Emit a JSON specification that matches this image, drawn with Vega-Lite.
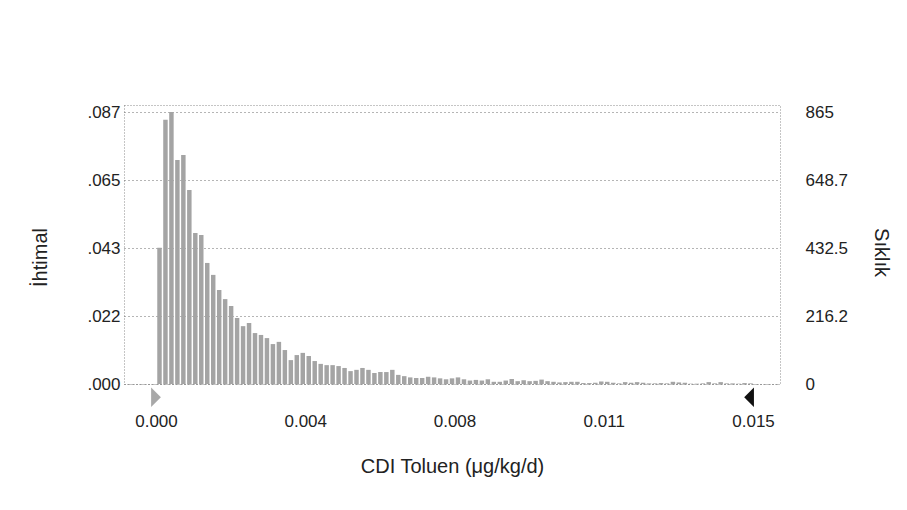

================

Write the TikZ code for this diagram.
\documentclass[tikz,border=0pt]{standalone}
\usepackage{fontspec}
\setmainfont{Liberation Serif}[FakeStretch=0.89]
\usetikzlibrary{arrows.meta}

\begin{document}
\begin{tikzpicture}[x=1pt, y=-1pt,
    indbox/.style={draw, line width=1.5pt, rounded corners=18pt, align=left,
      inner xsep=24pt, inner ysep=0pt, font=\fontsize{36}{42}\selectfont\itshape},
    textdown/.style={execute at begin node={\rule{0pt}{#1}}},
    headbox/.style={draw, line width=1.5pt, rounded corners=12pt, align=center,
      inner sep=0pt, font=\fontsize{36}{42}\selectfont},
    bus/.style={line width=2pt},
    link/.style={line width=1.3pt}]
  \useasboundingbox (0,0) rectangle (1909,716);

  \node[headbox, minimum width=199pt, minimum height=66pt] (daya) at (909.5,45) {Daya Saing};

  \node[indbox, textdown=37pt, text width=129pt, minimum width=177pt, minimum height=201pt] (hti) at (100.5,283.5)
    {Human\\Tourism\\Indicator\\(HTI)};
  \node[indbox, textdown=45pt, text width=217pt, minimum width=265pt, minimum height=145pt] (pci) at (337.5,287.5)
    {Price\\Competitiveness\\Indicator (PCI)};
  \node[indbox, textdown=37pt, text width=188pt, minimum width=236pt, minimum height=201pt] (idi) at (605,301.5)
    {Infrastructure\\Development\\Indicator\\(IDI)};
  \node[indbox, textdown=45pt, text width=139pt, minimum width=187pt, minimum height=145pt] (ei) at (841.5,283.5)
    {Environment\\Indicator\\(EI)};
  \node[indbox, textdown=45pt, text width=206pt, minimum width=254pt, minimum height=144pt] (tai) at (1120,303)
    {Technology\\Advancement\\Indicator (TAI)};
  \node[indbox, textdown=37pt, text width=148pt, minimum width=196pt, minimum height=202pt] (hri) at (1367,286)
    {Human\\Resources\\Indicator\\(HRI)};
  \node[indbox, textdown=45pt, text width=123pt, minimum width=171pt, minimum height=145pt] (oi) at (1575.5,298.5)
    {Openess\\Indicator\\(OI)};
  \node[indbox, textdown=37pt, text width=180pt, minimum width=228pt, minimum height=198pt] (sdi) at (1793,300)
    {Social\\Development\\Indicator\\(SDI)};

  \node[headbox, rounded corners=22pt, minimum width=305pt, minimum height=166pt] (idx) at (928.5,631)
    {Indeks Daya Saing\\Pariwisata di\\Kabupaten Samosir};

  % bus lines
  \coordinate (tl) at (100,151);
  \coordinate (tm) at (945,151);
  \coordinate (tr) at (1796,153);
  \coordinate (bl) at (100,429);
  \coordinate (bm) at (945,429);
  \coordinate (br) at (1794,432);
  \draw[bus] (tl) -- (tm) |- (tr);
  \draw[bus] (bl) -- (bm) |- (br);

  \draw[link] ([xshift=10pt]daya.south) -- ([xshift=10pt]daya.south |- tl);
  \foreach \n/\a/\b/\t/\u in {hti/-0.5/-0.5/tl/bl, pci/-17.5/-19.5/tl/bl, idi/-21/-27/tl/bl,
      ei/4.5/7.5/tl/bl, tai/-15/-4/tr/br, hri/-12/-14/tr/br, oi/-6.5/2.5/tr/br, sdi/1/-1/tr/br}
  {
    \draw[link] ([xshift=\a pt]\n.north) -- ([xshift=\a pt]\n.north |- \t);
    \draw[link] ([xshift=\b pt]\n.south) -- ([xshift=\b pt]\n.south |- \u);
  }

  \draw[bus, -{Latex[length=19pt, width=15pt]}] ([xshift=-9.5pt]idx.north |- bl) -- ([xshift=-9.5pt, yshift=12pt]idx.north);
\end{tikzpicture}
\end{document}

================

WORK TO BE COMPLETED - Begin with the line containing "Write the TikZ code for this diagram.", end with the line containing "minimum width=199pt, minimum", and repeat every line in that stretch exactly.

OUTPUT BELOW -
Write the TikZ code for this diagram.
\documentclass[tikz,border=0pt]{standalone}
\usepackage{fontspec}
\setmainfont{Liberation Serif}[FakeStretch=0.89]
\usetikzlibrary{arrows.meta}

\begin{document}
\begin{tikzpicture}[x=1pt, y=-1pt,
    indbox/.style={draw, line width=1.5pt, rounded corners=18pt, align=left,
      inner xsep=24pt, inner ysep=0pt, font=\fontsize{36}{42}\selectfont\itshape},
    textdown/.style={execute at begin node={\rule{0pt}{#1}}},
    headbox/.style={draw, line width=1.5pt, rounded corners=12pt, align=center,
      inner sep=0pt, font=\fontsize{36}{42}\selectfont},
    bus/.style={line width=2pt},
    link/.style={line width=1.3pt}]
  \useasboundingbox (0,0) rectangle (1909,716);

  \node[headbox, minimum width=199pt, minimum height=66pt] (daya) at (909.5,45) {Daya Saing};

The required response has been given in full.